Happy Saturday! Here’s our weekly catch-up on the 2020 presidential campaign and the Democratic field.
Gillibrand is out, and we’re down to 20
Senator Kirsten Gillibrand of New York, who was seen by some as a major presidential prospect before the race began but never quite got a foothold in the polls, ended her campaign on Wednesday.
Ms. Gillibrand — who anchored her candidacy in issues of women’s equality, with a strong emphasis on abortion rights — told our colleague Alex Burns that she didn’t see a way to win once it became clear she would fail to qualify for next month’s Democratic debate.
“I think being able to have a voice on a debate stage, when other candidates have that, is really important,” she said, “and without it, I just didn’t see our path.”
One night only!
The field is set for the third debate — singular this time. Only 10 candidates met the Democratic National Committee’s tightened criteria, so there will be no need for the two-night affairs we had in June and July.
This means all of the top candidates will face off directly for the first time. That’s particularly significant for former Vice President Joseph R. Biden Jr. and Senator Elizabeth Warren of Massachusetts, who have not yet shared a debate stage.
The debate will be held in Houston on Sept. 12, from 8 to 11 p.m. Eastern time, and will be broadcast on ABC and Univision.

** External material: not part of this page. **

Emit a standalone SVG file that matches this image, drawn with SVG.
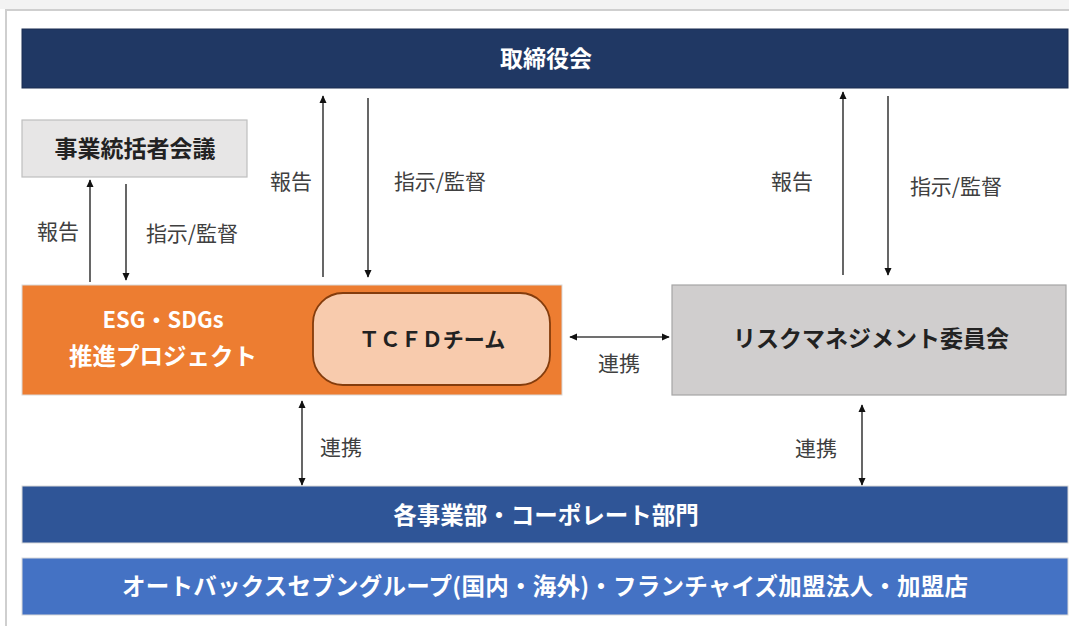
<svg xmlns="http://www.w3.org/2000/svg" width="1069" height="626" viewBox="0 0 1069 626">
<style>
text{font-family:"Noto Sans CJK JP","Noto Sans",sans-serif;text-anchor:middle;dominant-baseline:central}
.w{fill:#ffffff;font-weight:bold}
.b{fill:#222222;font-weight:bold}
.lbl{fill:#404040;font-size:21px}
.ln{stroke:#404040;stroke-width:1.6;fill:none}
</style>
<defs>
<marker id="ah" viewBox="0 0 10 10" refX="9" refY="5" markerWidth="8" markerHeight="8" orient="auto-start-reverse" markerUnits="userSpaceOnUse">
<path d="M0,0.5 L10,5 L0,9.5 z" fill="#111111"/>
</marker>
</defs>
<rect x="0" y="0" width="1069" height="626" fill="#ffffff"/>
<rect x="0" y="0" width="1069" height="9" fill="#f3f3f3"/>
<rect x="6" y="10" width="1080" height="640" fill="none" stroke="#cfcfcf" stroke-width="2"/>

<g id="board">
<rect x="22" y="29" width="1046" height="59" fill="#203864" stroke="#1a2c50" stroke-width="1"/>
<text class="w" x="546" y="57" font-size="23">取締役会</text>
</g>

<g id="business-council">
<rect x="22" y="120" width="225" height="57" fill="#e7e6e6" stroke="#bfbfbf" stroke-width="1.2"/>
<text class="b" x="135" y="147" font-size="23">事業統括者会議</text>
</g>

<g id="esg">
<rect x="22" y="285" width="540" height="110" fill="#ed7d31" stroke="#d9d9d9" stroke-width="1"/>
<text class="w" x="163" y="318" font-size="22" style="font-weight:600">ESG・SDGs</text>
<text class="w" x="163" y="355" font-size="23.5" style="font-weight:600">推進プロジェクト</text>
</g>

<g id="tcfd">
<rect x="313" y="293" width="237" height="92" rx="30" ry="30" fill="#f8cbad" stroke="#843c0c" stroke-width="1.8"/>
<text class="b" x="432" y="338" font-size="21">ＴＣＦＤチーム</text>
</g>

<g id="risk">
<rect x="672" y="285" width="394" height="110" fill="#d0cece" stroke="#a6a6a6" stroke-width="1.2"/>
<text class="b" x="871" y="337" font-size="23">リスクマネジメント委員会</text>
</g>

<g id="divisions">
<rect x="22" y="486" width="1046" height="57" fill="#2f5597" stroke="#d9d9d9" stroke-width="1"/>
<text class="w" x="546" y="514" font-size="23.5">各事業部・コーポレート部門</text>
</g>

<g id="group">
<rect x="22" y="558" width="1046" height="57" fill="#4472c4" stroke="#d9d9d9" stroke-width="1"/>
<text class="w" x="545" y="585" font-size="23.5" textLength="846" lengthAdjust="spacing">オートバックスセブングループ(国内・海外)・フランチャイズ加盟法人・加盟店</text>
</g>

<g id="connectors">
<line class="ln" x1="90" y1="282" x2="90" y2="180" marker-end="url(#ah)"/>
<line class="ln" x1="126" y1="184" x2="126" y2="280" marker-end="url(#ah)"/>
<line class="ln" x1="323" y1="277" x2="323" y2="96" marker-end="url(#ah)"/>
<line class="ln" x1="368" y1="98" x2="368" y2="277" marker-end="url(#ah)"/>
<line class="ln" x1="843" y1="275" x2="843" y2="92" marker-end="url(#ah)"/>
<line class="ln" x1="888" y1="96" x2="888" y2="275" marker-end="url(#ah)"/>
<line class="ln" x1="570" y1="337" x2="669" y2="337" marker-start="url(#ah)" marker-end="url(#ah)"/>
<line class="ln" x1="302" y1="401" x2="302" y2="485" marker-start="url(#ah)" marker-end="url(#ah)"/>
<line class="ln" x1="862" y1="405" x2="862" y2="485" marker-start="url(#ah)" marker-end="url(#ah)"/>
<text class="lbl" x="58" y="230">報告</text>
<text class="lbl" x="192" y="232">指示/監督</text>
<text class="lbl" x="291" y="180">報告</text>
<text class="lbl" x="440" y="180">指示/監督</text>
<text class="lbl" x="792" y="180">報告</text>
<text class="lbl" x="956" y="185">指示/監督</text>
<text class="lbl" x="619" y="362">連携</text>
<text class="lbl" x="341" y="446">連携</text>
<text class="lbl" x="816" y="447">連携</text>
</g>
</svg>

In addition to Mr. Biden and Ms. Warren, the qualifiers are:
Senator Cory Booker of New Jersey
Mayor Pete Buttigieg of South Bend, Ind.
Julián Castro, the former housing secretary
Senator Kamala Harris of California
Senator Amy Klobuchar of Minnesota
Former Representative Beto O’Rourke of Texas
Senator Bernie Sanders of Vermont
Andrew Yang, a tech entrepreneur
Not everyone is happy about the culled debate field. Several candidates who missed the cut — including Senator Michael Bennet of Colorado and Gov. Steve Bullock of Montana — criticized the process, and Mr. Bennet’s campaign sent the D.N.C. a letter asking why it was “in an unprecedented rush to eliminate candidates from a volatile field.”

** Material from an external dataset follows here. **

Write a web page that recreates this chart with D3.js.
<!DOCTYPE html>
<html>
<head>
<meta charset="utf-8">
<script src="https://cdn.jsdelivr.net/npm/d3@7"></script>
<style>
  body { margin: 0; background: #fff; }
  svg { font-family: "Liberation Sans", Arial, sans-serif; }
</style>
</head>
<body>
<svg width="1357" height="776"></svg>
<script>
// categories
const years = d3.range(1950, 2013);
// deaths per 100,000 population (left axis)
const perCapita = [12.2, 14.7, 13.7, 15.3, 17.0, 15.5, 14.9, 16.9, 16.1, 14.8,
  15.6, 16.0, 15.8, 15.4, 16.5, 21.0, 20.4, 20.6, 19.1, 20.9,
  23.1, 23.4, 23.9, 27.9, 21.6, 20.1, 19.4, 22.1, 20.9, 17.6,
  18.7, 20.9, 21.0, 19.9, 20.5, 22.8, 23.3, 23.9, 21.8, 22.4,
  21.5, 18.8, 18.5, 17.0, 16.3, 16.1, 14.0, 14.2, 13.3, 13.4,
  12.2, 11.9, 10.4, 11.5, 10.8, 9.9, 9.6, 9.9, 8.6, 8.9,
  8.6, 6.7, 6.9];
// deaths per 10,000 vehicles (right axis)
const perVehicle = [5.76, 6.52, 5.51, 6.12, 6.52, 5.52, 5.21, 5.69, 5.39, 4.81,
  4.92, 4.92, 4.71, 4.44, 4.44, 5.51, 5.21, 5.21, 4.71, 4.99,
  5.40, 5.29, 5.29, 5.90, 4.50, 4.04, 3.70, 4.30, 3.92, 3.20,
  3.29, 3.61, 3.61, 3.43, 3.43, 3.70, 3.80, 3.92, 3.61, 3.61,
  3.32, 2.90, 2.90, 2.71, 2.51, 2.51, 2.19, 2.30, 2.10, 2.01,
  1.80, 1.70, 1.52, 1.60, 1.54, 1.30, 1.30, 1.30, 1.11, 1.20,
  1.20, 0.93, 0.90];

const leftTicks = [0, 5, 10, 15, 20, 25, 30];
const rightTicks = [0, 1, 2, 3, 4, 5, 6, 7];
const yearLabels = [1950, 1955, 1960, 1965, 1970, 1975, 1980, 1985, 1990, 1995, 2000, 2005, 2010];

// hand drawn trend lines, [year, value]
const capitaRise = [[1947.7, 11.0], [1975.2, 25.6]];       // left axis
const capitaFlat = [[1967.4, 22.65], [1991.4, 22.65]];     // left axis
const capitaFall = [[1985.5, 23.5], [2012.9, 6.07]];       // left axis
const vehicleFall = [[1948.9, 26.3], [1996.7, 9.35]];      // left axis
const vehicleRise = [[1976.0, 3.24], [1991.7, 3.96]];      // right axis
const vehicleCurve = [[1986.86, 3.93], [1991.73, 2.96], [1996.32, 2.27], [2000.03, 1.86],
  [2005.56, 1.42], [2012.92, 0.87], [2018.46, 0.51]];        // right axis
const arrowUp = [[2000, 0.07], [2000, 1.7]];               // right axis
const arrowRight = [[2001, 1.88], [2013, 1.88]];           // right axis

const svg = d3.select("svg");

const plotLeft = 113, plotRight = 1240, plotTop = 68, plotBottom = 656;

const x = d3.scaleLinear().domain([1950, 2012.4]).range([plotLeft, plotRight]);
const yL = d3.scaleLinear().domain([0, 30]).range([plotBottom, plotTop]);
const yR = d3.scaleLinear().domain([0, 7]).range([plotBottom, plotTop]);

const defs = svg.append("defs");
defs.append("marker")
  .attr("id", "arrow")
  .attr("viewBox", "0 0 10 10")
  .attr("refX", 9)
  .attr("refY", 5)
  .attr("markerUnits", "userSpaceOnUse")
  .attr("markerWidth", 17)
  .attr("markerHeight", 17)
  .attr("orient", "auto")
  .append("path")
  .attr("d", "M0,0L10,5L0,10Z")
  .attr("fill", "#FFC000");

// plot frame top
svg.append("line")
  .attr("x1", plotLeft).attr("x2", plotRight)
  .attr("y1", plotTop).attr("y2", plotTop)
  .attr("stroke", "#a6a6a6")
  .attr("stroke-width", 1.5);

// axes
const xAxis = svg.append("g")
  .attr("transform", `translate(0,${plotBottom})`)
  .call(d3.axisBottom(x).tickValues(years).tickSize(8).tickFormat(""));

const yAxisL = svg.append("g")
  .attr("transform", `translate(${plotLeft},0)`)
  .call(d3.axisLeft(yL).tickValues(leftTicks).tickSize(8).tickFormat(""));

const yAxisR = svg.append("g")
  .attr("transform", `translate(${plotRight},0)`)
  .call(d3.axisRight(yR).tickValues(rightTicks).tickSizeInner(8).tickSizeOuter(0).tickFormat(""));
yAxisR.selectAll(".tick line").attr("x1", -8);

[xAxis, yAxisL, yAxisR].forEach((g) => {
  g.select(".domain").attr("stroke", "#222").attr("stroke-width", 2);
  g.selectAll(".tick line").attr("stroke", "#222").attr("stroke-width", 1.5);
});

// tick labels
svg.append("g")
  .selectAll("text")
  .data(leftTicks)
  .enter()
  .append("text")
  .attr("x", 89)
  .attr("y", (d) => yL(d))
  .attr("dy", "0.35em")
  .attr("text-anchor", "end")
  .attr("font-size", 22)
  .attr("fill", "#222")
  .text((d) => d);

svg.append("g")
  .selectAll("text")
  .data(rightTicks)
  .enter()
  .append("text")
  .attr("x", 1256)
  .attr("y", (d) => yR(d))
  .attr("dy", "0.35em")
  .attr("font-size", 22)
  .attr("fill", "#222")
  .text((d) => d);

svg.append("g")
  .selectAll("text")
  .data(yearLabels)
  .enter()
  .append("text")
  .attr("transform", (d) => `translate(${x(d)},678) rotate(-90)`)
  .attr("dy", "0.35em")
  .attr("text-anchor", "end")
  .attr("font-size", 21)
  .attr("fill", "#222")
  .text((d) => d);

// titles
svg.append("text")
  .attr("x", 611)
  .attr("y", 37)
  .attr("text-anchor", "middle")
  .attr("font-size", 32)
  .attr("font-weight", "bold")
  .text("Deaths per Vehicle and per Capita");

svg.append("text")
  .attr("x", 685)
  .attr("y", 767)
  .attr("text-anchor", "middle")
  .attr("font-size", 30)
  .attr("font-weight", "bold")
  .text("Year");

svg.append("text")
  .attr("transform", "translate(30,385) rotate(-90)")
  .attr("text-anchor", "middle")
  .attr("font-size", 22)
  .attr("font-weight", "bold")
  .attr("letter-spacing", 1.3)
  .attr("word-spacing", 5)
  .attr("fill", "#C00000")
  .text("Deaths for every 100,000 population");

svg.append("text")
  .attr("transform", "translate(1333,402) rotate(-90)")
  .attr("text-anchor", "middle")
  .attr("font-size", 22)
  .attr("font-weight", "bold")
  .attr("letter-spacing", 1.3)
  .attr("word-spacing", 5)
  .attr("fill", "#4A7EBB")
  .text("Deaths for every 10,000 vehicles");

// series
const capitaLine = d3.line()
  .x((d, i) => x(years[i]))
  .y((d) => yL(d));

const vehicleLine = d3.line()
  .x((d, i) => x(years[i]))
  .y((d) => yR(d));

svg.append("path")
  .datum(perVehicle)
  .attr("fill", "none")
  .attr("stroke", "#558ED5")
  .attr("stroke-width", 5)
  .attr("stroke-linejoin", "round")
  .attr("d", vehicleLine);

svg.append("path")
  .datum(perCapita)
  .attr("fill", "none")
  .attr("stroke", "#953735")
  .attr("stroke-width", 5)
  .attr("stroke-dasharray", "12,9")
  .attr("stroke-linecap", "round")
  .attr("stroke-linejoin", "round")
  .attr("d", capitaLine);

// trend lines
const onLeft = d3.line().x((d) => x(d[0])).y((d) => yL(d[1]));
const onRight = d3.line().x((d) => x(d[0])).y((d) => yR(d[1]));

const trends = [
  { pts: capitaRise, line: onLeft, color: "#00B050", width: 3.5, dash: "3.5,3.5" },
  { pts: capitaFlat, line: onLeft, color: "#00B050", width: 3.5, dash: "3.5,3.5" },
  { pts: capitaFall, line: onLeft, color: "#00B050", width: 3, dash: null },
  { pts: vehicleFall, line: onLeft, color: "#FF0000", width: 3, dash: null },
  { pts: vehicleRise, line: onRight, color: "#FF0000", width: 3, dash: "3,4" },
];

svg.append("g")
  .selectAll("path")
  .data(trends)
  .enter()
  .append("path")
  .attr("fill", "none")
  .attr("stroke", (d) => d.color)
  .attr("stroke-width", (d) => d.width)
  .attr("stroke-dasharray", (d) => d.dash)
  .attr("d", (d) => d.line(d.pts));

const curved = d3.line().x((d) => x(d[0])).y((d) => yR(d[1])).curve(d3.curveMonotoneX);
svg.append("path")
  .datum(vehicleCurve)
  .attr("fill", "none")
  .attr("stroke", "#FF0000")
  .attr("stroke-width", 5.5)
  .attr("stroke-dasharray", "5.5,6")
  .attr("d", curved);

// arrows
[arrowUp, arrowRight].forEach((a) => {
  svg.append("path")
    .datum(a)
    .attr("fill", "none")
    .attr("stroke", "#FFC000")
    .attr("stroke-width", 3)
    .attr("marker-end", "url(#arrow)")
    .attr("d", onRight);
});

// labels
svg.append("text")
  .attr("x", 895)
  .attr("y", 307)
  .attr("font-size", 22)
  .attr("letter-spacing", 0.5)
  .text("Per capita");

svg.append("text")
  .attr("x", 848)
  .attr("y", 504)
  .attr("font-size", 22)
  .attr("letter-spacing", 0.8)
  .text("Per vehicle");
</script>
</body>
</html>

A roller-coaster week in polling
The week began with a Monmouth University poll showing dramatic movement in the Democratic race, with Mr. Sanders and Ms. Warren at 20 percent each and Mr. Biden at 19 percent — down 13 percentage points from a Monmouth poll taken two months earlier.

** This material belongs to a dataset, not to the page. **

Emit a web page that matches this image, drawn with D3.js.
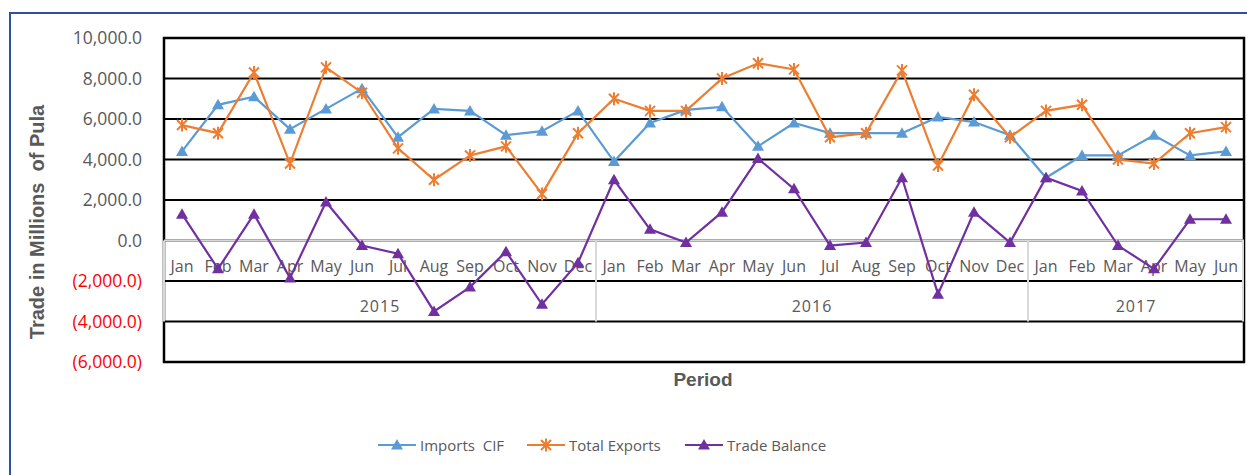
<!DOCTYPE html>
<html>
<head>
<meta charset="utf-8">
<script src="https://cdn.jsdelivr.net/npm/d3@7"></script>
<style>
  body { margin: 0; background: #fff; }
  svg { display: block; font-family: "Open Sans", sans-serif; }
  text { white-space: pre; }
</style>
</head>
<body>
<div id="chart"></div>
<script>
// data
const months = ["Jan","Feb","Mar","Apr","May","Jun","Jul","Aug","Sep","Oct","Nov","Dec",
                "Jan","Feb","Mar","Apr","May","Jun","Jul","Aug","Sep","Oct","Nov","Dec",
                "Jan","Feb","Mar","Apr","May","Jun"];
const years = [
  {label: "2015", start: 0, end: 12},
  {label: "2016", start: 12, end: 24},
  {label: "2017", start: 24, end: 30}
];
const importsCIF = [4400, 6700, 7100, 5500, 6500, 7500, 5100, 6500, 6400, 5200, 5400, 6400,
                    3900, 5800, 6450, 6600, 4650, 5800, 5300, 5300, 5300, 6100, 5850, 5200,
                    3100, 4200, 4200, 5200, 4200, 4400];
const totalExports = [5700, 5300, 8300, 3800, 8550, 7300, 4550, 3000, 4200, 4650, 2300, 5300,
                      7000, 6400, 6400, 8000, 8750, 8450, 5100, 5300, 8400, 3700, 7200, 5100,
                      6400, 6700, 4000, 3800, 5300, 5600];
const tradeBalance = [1300, -1400, 1300, -1850, 1900, -250, -650, -3500, -2300, -550, -3150, -1100,
                      3000, 550, -100, 1400, 4050, 2550, -250, -100, 3100, -2650, 1400, -100,
                      3100, 2450, -250, -1400, 1050, 1050];
const yTicks = [-6000, -4000, -2000, 0, 2000, 4000, 6000, 8000, 10000];

const W = 1247, H = 475;
const plot = {left: 164, right: 1244, top: 38, bottom: 362};
const grey = "#595959";

const svg = d3.select("#chart").append("svg")
  .attr("width", W).attr("height", H);

// outer chart frame
svg.append("rect")
  .attr("x", 10).attr("y", 13).attr("width", 1300).attr("height", 500)
  .attr("fill", "none").attr("stroke", "#2F4F9F").attr("stroke-width", 2);

const x = d3.scaleBand()
  .domain(d3.range(months.length))
  .range([plot.left, plot.right]);
const cx = i => x(i) + x.bandwidth() / 2;

const y = d3.scaleLinear()
  .domain([-6000, 10000])
  .range([plot.bottom, plot.top]);

// gridlines
svg.append("g")
  .selectAll("line")
  .data(yTicks)
  .join("line")
  .attr("x1", plot.left).attr("x2", plot.right)
  .attr("y1", d => y(d)).attr("y2", d => y(d))
  .attr("stroke", "#000").attr("stroke-width", 2);

svg.append("rect")
  .attr("x", plot.left).attr("y", plot.top)
  .attr("width", plot.right - plot.left).attr("height", plot.bottom - plot.top)
  .attr("fill", "none").attr("stroke", "#000").attr("stroke-width", 2.5);

// y axis labels
const fmt = d3.format(",.1f");
const yAxis = svg.append("g")
  .attr("transform", `translate(${plot.left - 22},0)`)
  .call(d3.axisLeft(y).tickValues(yTicks).tickSize(0)
    .tickFormat(d => d < 0 ? "(" + fmt(-d) + ")" : fmt(d)));
yAxis.select(".domain").remove();
yAxis.selectAll("text")
  .attr("x", 0)
  .style("font-size", "17.5px")
  .style("font-family", "'Open Sans', sans-serif")
  .attr("fill", d => d < 0 ? "#FF0000" : grey);

// category table (months + years) under zero line
const y0 = y(0);
const rowH = y(-2000) - y(0);
const table = svg.append("g");
table.append("line")
  .attr("x1", plot.left).attr("x2", plot.right)
  .attr("y1", y0).attr("y2", y0)
  .attr("stroke", "#d9d9d9").attr("stroke-width", 2);
table.selectAll("line.sep")
  .data([0, ...years.map(d => d.end)])
  .join("line")
  .attr("class", "sep")
  .attr("x1", d => d === months.length ? plot.right - 1 : x(d))
  .attr("x2", d => d === months.length ? plot.right - 1 : x(d))
  .attr("y1", y0).attr("y2", y0 + 2 * rowH)
  .attr("stroke", "#d9d9d9").attr("stroke-width", 2);
table.selectAll("text.month")
  .data(months)
  .join("text")
  .attr("class", "month")
  .attr("x", (d, i) => cx(i))
  .attr("y", y0 + rowH / 2 + 11)
  .attr("text-anchor", "middle")
  .attr("fill", grey)
  .style("font-size", "16px")
  .text(d => d);
table.selectAll("text.year")
  .data(years)
  .join("text")
  .attr("class", "year")
  .attr("x", d => (x(d.start) + (d.end === months.length ? plot.right : x(d.end))) / 2)
  .attr("y", y0 + rowH * 1.5 + 11)
  .attr("text-anchor", "middle")
  .attr("fill", grey)
  .style("font-size", "16px")
  .style("letter-spacing", "1px")
  .text(d => d.label);

// axis titles
svg.append("text")
  .attr("transform", `translate(44,${(plot.top + plot.bottom) / 2 + 22}) rotate(-90)`)
  .attr("text-anchor", "middle")
  .attr("fill", grey)
  .style("font-size", "20px").style("font-weight", "bold")
  .style("font-family", "'Liberation Sans', sans-serif")
  .text("Trade in Millions  of Pula");

svg.append("text")
  .attr("x", 703).attr("y", 386)
  .attr("text-anchor", "middle")
  .attr("fill", grey)
  .style("font-size", "19px").style("font-weight", "bold")
  .style("font-family", "'Liberation Sans', sans-serif")
  .text("Period");

// series
const series = [
  {name: "Imports  CIF", values: importsCIF, color: "#5B9BD5", marker: "tri"},
  {name: "Total Exports", values: totalExports, color: "#ED7D31", marker: "star"},
  {name: "Trade Balance", values: tradeBalance, color: "#7030A0", marker: "tri"}
];

const triPath = "M0,-6L6,4.5L-6,4.5Z";
const starPath = "M-5,-5L5,5M-5,5L5,-5M0,-6.5L0,6.5";

const line = d3.line().x((d, i) => cx(i)).y(d => y(d));

const drawMarker = (sel, s) => {
  if (s.marker === "tri") {
    sel.append("path").attr("d", triPath).attr("fill", s.color);
  } else {
    sel.append("path").attr("d", starPath).attr("fill", "none")
      .attr("stroke", s.color).attr("stroke-width", 2);
  }
};

series.forEach(s => {
  const g = svg.append("g");
  g.append("path")
    .datum(s.values)
    .attr("d", line)
    .attr("fill", "none")
    .attr("stroke", s.color)
    .attr("stroke-width", 2.2);
  g.selectAll("g.pt")
    .data(s.values)
    .join("g")
    .attr("class", "pt")
    .attr("transform", (d, i) => `translate(${cx(i)},${y(d)})`)
    .each(function () { drawMarker(d3.select(this), s); });
});

// legend
const legendX = [378, 527, 685];
const legend = svg.append("g").attr("transform", "translate(0,445)");
series.forEach((s, i) => {
  const g = legend.append("g").attr("transform", `translate(${legendX[i]},0)`);
  g.append("line").attr("x1", 0).attr("x2", 38).attr("y1", 0).attr("y2", 0)
    .attr("stroke", s.color).attr("stroke-width", 2.2);
  const m = g.append("g").attr("transform", "translate(19,0)");
  drawMarker(m, s);
  g.append("text")
    .attr("x", 42).attr("y", 6)
    .attr("fill", grey)
    .style("font-size", "15px")
    .text(s.name);
});
</script>
</body>
</html>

But after several other polls showed a picture much more in line with the Biden-leading status quo, Monmouth’s polling director, Patrick Murray, said it was clear that his survey had been an outlier.
Two polls released Wednesday morning showed Mr. Biden at 32 percent, comfortably ahead of Ms. Warren and Mr. Sanders. The first poll, from USA Today and Suffolk University, showed Ms. Warren at 14 percent and Mr. Sanders at 12; the second, from Quinnipiac University, showed Ms. Warren at 19 percent and Mr. Sanders at 15.
Ms. Harris and Mr. Buttigieg were the only other candidates to break 5 percent.
Trump gets a new Republican challenger
Former Representative Joe Walsh of Illinois announced a long-shot primary challenge to President Trump on Sunday.
With the announcement, Mr. Walsh, a Tea Party conservative and talk radio host who served one term in the House of Representatives, joins William Weld, the former governor of Massachusetts, as primary opponents to Mr. Trump. Mark Sanford, the former governor and representative from South Carolina, is also weighing his prospects.
Mr. Walsh is taking on Mr. Trump from the right, while Mr. Weld has campaigned from closer to the center, and Mr. Sanford has a reputation as a budget hawk.
But Mr. Walsh’s campaign has gotten off to a rocky start. In the days since he officially announced his bid, he has been forced to confront his history of racism and was informed his radio show would be taken off the air.
A plan for people with disabilities
Ms. Harris announced a new plan on Thursday focused on strengthening protections for people with disabilities.
She promised to use executive action to ensure that federal agencies — such as the Transportation Department and the Department of Housing and Urban Development — required funding recipients to prove that projects would be fully accessible before receiving money.
She said she would expand a grant program within the Education Department to cover more workplace accommodations and support more people. And she pledged to create new senior-level positions in the White House that would prioritize accessibility in policymaking, among other measures.
In other policy news:
Mr. O’Rourke unveiled a “Trade For America” plan, which would end the trade wars begun by Mr. Trump and seek to modernize the World Trade Organization so that it could effectively address currency manipulation, labor standards and other issues.
Mr. Sanders released a media reform plan to protect journalists from what he said was “billionaire influence, corporate consolidation and Donald Trump’s assault on the free press.” It seeks to halt mass layoffs of journalists in part by putting a moratorium on mergers by major media corporations and requiring them to disclose whether such mergers would involve significant job losses.